Exercise task: Repeat every line of the data exactly, but not the pictures.

Collected material:

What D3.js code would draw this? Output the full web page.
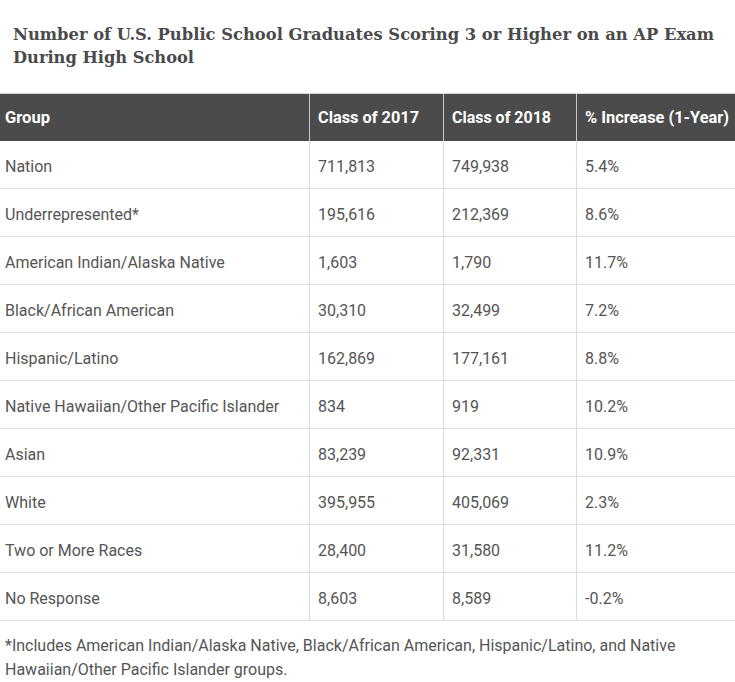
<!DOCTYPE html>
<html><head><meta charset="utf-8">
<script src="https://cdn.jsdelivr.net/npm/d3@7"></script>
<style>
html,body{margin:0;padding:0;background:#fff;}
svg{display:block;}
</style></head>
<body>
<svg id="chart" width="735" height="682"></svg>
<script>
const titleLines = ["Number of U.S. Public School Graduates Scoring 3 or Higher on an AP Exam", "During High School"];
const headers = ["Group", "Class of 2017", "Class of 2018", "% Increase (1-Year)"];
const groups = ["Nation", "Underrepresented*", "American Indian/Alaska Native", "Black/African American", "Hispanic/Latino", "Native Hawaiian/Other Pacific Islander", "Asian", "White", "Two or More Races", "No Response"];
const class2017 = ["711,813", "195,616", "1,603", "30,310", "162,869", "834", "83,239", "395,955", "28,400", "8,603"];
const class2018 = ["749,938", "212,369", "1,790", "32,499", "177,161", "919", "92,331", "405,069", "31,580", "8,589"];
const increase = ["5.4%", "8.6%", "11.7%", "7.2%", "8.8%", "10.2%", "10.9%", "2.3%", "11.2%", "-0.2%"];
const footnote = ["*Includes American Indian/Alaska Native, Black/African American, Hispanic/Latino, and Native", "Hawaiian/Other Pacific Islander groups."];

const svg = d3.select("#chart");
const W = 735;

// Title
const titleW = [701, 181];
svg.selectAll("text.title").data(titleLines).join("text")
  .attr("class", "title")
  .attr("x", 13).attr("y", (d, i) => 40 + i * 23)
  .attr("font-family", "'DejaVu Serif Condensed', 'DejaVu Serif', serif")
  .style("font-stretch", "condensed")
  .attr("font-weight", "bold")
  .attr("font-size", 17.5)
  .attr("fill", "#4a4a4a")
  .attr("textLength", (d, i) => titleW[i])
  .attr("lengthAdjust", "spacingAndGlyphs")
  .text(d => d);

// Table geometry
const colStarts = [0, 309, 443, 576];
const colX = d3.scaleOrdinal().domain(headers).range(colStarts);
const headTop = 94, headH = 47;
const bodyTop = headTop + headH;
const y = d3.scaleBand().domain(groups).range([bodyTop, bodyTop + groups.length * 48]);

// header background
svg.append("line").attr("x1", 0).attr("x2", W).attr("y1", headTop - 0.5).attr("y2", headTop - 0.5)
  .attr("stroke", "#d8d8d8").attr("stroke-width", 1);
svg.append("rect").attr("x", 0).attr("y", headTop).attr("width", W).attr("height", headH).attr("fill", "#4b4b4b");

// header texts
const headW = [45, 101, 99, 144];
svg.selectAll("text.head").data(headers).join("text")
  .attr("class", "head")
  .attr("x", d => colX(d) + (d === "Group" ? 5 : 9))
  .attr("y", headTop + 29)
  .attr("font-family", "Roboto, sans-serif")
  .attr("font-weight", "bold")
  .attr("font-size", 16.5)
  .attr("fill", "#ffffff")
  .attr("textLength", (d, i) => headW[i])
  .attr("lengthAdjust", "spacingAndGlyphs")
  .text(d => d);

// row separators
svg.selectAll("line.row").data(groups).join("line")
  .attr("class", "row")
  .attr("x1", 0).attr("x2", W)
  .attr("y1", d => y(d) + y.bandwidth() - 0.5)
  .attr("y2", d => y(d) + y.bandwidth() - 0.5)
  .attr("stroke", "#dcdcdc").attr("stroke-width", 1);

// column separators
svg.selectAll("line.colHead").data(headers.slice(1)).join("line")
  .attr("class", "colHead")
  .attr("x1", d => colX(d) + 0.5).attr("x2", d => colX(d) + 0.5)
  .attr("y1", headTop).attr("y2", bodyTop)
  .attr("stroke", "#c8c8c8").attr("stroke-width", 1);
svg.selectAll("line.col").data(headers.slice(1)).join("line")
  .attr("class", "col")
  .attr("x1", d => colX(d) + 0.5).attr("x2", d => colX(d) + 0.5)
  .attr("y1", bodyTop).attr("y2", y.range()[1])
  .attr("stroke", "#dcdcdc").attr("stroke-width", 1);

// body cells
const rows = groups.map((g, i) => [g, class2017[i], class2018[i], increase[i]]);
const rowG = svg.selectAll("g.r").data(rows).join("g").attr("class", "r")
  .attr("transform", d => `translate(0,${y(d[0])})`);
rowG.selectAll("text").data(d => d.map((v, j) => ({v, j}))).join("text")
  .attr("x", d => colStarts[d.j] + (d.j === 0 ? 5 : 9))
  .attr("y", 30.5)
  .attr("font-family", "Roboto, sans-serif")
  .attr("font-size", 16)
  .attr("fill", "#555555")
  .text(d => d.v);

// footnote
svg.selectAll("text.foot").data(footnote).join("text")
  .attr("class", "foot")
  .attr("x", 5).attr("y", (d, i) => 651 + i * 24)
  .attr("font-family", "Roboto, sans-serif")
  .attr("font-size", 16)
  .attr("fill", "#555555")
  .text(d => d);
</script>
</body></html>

Output of the task:
What D3.js code would draw this? Output the full web page.
<!DOCTYPE html>
<html><head><meta charset="utf-8">
<script src="https://cdn.jsdelivr.net/npm/d3@7"></script>
<style>
html,body{margin:0;padding:0;background:#fff;}
svg{display:block;}
</style></head>
<body>
<svg id="chart" width="735" height="682"></svg>
<script>
const titleLines = ["Number of U.S. Public School Graduates Scoring 3 or Higher on an AP Exam", "During High School"];
const headers = ["Group", "Class of 2017", "Class of 2018", "% Increase (1-Year)"];
const groups = ["Nation", "Underrepresented*", "American Indian/Alaska Native", "Black/African American", "Hispanic/Latino", "Native Hawaiian/Other Pacific Islander", "Asian", "White", "Two or More Races", "No Response"];
const class2017 = ["711,813", "195,616", "1,603", "30,310", "162,869", "834", "83,239", "395,955", "28,400", "8,603"];
const class2018 = ["749,938", "212,369", "1,790", "32,499", "177,161", "919", "92,331", "405,069", "31,580", "8,589"];
const increase = ["5.4%", "8.6%", "11.7%", "7.2%", "8.8%", "10.2%", "10.9%", "2.3%", "11.2%", "-0.2%"];
const footnote = ["*Includes American Indian/Alaska Native, Black/African American, Hispanic/Latino, and Native", "Hawaiian/Other Pacific Islander groups."];

const svg = d3.select("#chart");
const W = 735;

// Title
const titleW = [701, 181];
svg.selectAll("text.title").data(titleLines).join("text")
  .attr("class", "title")
  .attr("x", 13).attr("y", (d, i) => 40 + i * 23)
  .attr("font-family", "'DejaVu Serif Condensed', 'DejaVu Serif', serif")
  .style("font-stretch", "condensed")
  .attr("font-weight", "bold")
  .attr("font-size", 17.5)
  .attr("fill", "#4a4a4a")
  .attr("textLength", (d, i) => titleW[i])
  .attr("lengthAdjust", "spacingAndGlyphs")
  .text(d => d);

// Table geometry
const colStarts = [0, 309, 443, 576];
const colX = d3.scaleOrdinal().domain(headers).range(colStarts);
const headTop = 94, headH = 47;
const bodyTop = headTop + headH;
const y = d3.scaleBand().domain(groups).range([bodyTop, bodyTop + groups.length * 48]);

// header background
svg.append("line").attr("x1", 0).attr("x2", W).attr("y1", headTop - 0.5).attr("y2", headTop - 0.5)
  .attr("stroke", "#d8d8d8").attr("stroke-width", 1);
svg.append("rect").attr("x", 0).attr("y", headTop).attr("width", W).attr("height", headH).attr("fill", "#4b4b4b");

// header texts
const headW = [45, 101, 99, 144];
svg.selectAll("text.head").data(headers).join("text")
  .attr("class", "head")
  .attr("x", d => colX(d) + (d === "Group" ? 5 : 9))
  .attr("y", headTop + 29)
  .attr("font-family", "Roboto, sans-serif")
  .attr("font-weight", "bold")
  .attr("font-size", 16.5)
  .attr("fill", "#ffffff")
  .attr("textLength", (d, i) => headW[i])
  .attr("lengthAdjust", "spacingAndGlyphs")
  .text(d => d);

// row separators
svg.selectAll("line.row").data(groups).join("line")
  .attr("class", "row")
  .attr("x1", 0).attr("x2", W)
  .attr("y1", d => y(d) + y.bandwidth() - 0.5)
  .attr("y2", d => y(d) + y.bandwidth() - 0.5)
  .attr("stroke", "#dcdcdc").attr("stroke-width", 1);

// column separators
svg.selectAll("line.colHead").data(headers.slice(1)).join("line")
  .attr("class", "colHead")
  .attr("x1", d => colX(d) + 0.5).attr("x2", d => colX(d) + 0.5)
  .attr("y1", headTop).attr("y2", bodyTop)
  .attr("stroke", "#c8c8c8").attr("stroke-width", 1);
svg.selectAll("line.col").data(headers.slice(1)).join("line")
  .attr("class", "col")
  .attr("x1", d => colX(d) + 0.5).attr("x2", d => colX(d) + 0.5)
  .attr("y1", bodyTop).attr("y2", y.range()[1])
  .attr("stroke", "#dcdcdc").attr("stroke-width", 1);

// body cells
const rows = groups.map((g, i) => [g, class2017[i], class2018[i], increase[i]]);
const rowG = svg.selectAll("g.r").data(rows).join("g").attr("class", "r")
  .attr("transform", d => `translate(0,${y(d[0])})`);
rowG.selectAll("text").data(d => d.map((v, j) => ({v, j}))).join("text")
  .attr("x", d => colStarts[d.j] + (d.j === 0 ? 5 : 9))
  .attr("y", 30.5)
  .attr("font-family", "Roboto, sans-serif")
  .attr("font-size", 16)
  .attr("fill", "#555555")
  .text(d => d.v);

// footnote
svg.selectAll("text.foot").data(footnote).join("text")
  .attr("class", "foot")
  .attr("x", 5).attr("y", (d, i) => 651 + i * 24)
  .attr("font-family", "Roboto, sans-serif")
  .attr("font-size", 16)
  .attr("fill", "#555555")
  .text(d => d);
</script>
</body></html>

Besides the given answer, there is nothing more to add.